Didn't some of the car plants in South Korea have a problem with self-immolation on the line?
Edit: As a suicide/protest, that is.
edit: on the subject of suicide rates: Did you know that it seems that some states are within 2-3% of China's suicide rate? One of those states beating China's rate? And we're complaining about the people making things better in D & D...
This is my question as well.
Well, Foxconn's numbers for the number of people who have committed suicide isn't being questioned. At all. Everyone from the WHO to the Institute for Analytic Journalism accepts the numbers.
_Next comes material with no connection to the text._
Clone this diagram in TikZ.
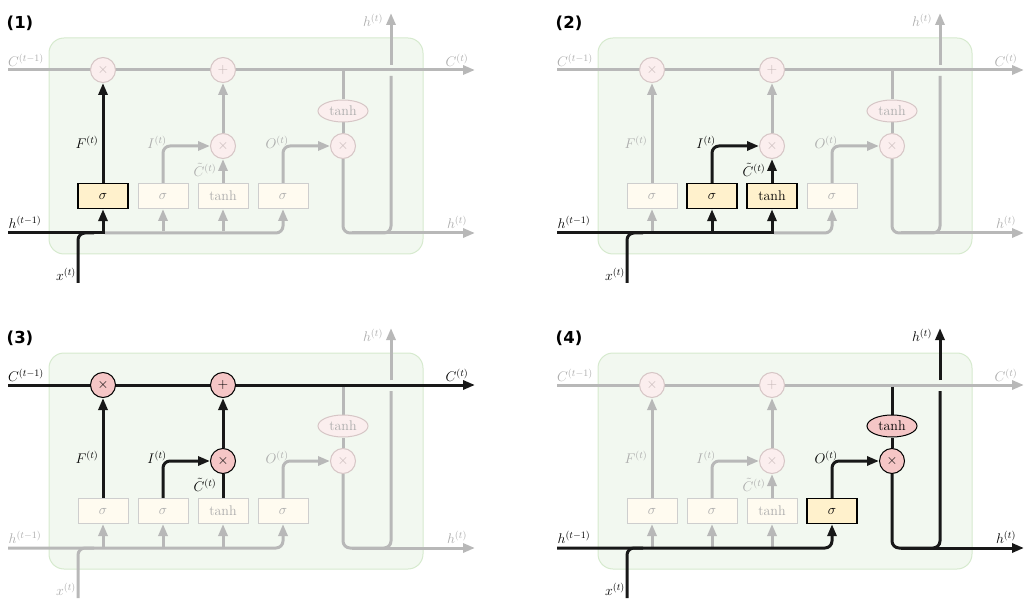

The media is freaking out about the ten suicides in a year at one plant without comparing the number of people who work at the plant against the number of people who committed suicide, then compare it to the national average.
What's scary? The suicide rate in America is higher than the rate at Foxconn.
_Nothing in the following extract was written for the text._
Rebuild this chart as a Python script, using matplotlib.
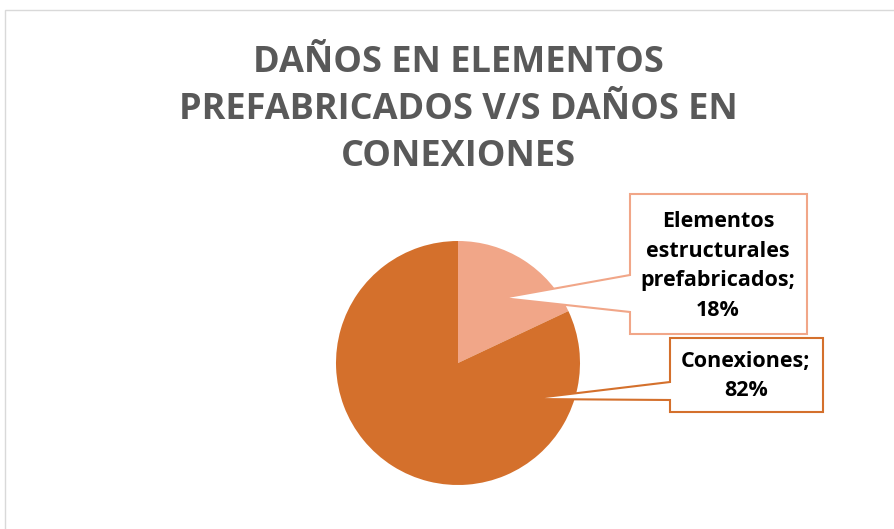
import matplotlib.pyplot as plt
from matplotlib.patches import Polygon, Rectangle
from matplotlib import font_manager

# datos del grafico
labels = ['Elementos\nestructurales\nprefabricados', 'Conexiones']
values = [18, 82]
colors = ['#F1A688', '#D4702C']
title = 'DAÑOS EN ELEMENTOS\nPREFABRICADOS V/S DAÑOS EN\nCONEXIONES'

names = {f.name for f in font_manager.fontManager.ttflist}
fam = 'Liberation Sans Narrow' if 'Liberation Sans Narrow' in names else 'Open Sans'
plt.rcParams['font.family'] = [fam, 'DejaVu Sans']

W, H = 894, 529
fig = plt.figure(figsize=(W / 100, H / 100), dpi=100)
ax = fig.add_axes([0, 0, 1, 1])

def py(y):  # pixel y (from top) -> axis y
    return H - y

ax.pie(values, colors=colors, startangle=90, counterclock=False,
       center=(458, py(363)), radius=122, frame=True)
ax.set_xlim(0, W)
ax.set_ylim(0, H)
ax.set_aspect('equal')
ax.axis('off')

# chart border
ax.add_patch(Rectangle((5, py(600)), 1000, 590, fill=False, ec='#D9D9D9', lw=1))

ax.text(458, py(110), title, ha='center', va='center', fontsize=26,
        fontweight='bold', color='#595959', linespacing=1.4)

# callouts
callouts = [
    dict(box=(630, 194, 807, 334), base=(275, 312), tip=(502, 298), tc=(718, 266)),
    dict(box=(670, 338, 823, 412), base=(382, 400), tip=(528, 399), tc=(746, 376)),
]
for lab, v, c, co in zip(labels, values, colors, callouts):
    x0, y0, x1, y1 = co['box']
    b0, b1 = co['base']
    tx, ty = co['tip']
    pts = [(x0, y0), (x1, y0), (x1, y1), (x0, y1), (x0, b1), (tx, ty), (x0, b0)]
    ax.add_patch(Polygon([(x, py(y)) for x, y in pts], closed=True, fc='white',
                         ec=c, lw=1.5, zorder=5))
    ax.text(co['tc'][0], py(co['tc'][1]), f'{lab};\n{v}%', ha='center', va='center',
            fontsize=15.5, fontweight='bold', color='black', linespacing=1.55, zorder=6)

fig.savefig('out.png', dpi=100)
So why did they build the nets? Appeasement more than anything else, If I had to guess.
Let's play Mario Kart or something...
I suppose the question is like if you want to give your money to the sugar plantation that improves its sector by only beating its slaves half to death to reward that change or just buy maple sugar, which is made without slaves.
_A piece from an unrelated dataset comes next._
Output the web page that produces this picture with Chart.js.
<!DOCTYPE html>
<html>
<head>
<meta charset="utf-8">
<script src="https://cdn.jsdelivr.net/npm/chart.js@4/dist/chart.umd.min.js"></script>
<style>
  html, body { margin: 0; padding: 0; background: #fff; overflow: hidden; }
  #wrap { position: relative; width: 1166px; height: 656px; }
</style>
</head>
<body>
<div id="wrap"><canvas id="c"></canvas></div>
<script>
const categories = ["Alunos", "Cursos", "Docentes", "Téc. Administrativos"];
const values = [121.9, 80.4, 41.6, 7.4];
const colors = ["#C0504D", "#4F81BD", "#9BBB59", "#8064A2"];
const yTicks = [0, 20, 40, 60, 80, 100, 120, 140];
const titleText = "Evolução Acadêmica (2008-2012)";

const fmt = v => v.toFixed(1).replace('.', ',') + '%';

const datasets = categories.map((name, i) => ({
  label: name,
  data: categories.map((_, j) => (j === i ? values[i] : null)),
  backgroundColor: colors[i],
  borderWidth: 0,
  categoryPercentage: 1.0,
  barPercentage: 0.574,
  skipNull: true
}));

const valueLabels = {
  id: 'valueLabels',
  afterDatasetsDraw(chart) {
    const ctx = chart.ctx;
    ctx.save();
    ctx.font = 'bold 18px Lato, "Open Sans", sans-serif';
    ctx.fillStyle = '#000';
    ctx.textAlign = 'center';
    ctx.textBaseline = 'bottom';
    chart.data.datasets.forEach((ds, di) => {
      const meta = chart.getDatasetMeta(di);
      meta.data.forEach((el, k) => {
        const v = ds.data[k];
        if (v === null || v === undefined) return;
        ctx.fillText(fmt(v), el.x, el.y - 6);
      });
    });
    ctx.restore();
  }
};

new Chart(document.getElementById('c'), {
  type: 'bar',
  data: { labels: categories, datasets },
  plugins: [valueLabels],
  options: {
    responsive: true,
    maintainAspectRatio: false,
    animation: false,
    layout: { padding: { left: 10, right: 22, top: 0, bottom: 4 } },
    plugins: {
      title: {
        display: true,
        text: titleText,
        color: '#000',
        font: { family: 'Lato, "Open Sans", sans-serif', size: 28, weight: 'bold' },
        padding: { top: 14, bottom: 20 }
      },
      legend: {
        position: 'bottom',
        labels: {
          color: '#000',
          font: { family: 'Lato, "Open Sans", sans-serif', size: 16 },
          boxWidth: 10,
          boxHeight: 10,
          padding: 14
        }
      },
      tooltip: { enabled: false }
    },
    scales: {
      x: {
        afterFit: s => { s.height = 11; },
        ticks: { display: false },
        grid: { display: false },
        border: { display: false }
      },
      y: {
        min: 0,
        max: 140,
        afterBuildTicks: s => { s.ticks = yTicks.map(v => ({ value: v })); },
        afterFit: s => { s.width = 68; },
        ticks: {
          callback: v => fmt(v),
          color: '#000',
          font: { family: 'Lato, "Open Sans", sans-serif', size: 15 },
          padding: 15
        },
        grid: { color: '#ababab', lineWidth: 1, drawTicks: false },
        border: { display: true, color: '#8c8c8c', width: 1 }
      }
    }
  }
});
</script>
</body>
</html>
Because it prevents suicides or because it moves the suicides to areas where they wouldn't go on your record?
The answer is obvious, but who's producing the equivalent of maple syrup in this analogy?
Find a company that is paying as much attention as Apple and HP are to the quality of life of their workforce, and the non-expoitativeness of their supply chain, who are providing services and technology on the scale that they are.
If you find one, I will be very impressed.
Also, Foxconn is NOT the bad guy here; they are the "less than good" guy.
The bad guys are born of Chinese lax laws on Intellectual property and copyright coupled with their horrific human rights laws that allows shady businesses to make knockoff goods under the worst possible conditions... conditions that make Foxconn look like a luxury resort, and then sell them online or on the streets of major cities around the world. And because a major brand isn't directly involved in the operation, there is nobody to shame in the western world, so they get away with murder, literally.
Foxconn and companies like it are a sign of a country that is slowly evolving towards a real working class.
Let's play Mario Kart or something...
Also, since its gone a bit without getting an answer (if you're saying Foxconn isn't doing enough, or is only doing this due to negative press, you're someone I'm asking in this):
http://www.reuters.com/article/2010/10/01/us-foxconn-idUSTRE6902GD20101001
So again, after they were getting bad press they improved things.
This was not out of the goodness of their hearts.
this is like the most paternalistic capitalistic yet anti market thing ive read. People find shit to do absent external forces that incentivize absurdly detestable choices, you just gotta subordinate your paternalism for a minute.
Which people? What 'shit to do?' Which external forces? What detestable choices?
Yes, in the absence of an export market, people still find shit to do. That shit to do might include theft, begging, prostitution, or hardscrabble subsistence farming.
The problem isn't that the "detestable choices" aren't necessarily caused by external forces. Sometimes they are. Sometimes they're not. The situation is different for different populations, which is why clumsy fair trade policies that don't take the local context into account can have really bad results.
the "no true scotch man" fallacy.
We should be willing to pay that. Hell, most of us would probably be willing to pay 25 dollars more for every iPhone, Dell, and xBox if it meant we weren't complicit in slavery. Unfortunately, only a media firestorm can communicate that to Apple and its peers, and it this type of story is far more likely to peter out.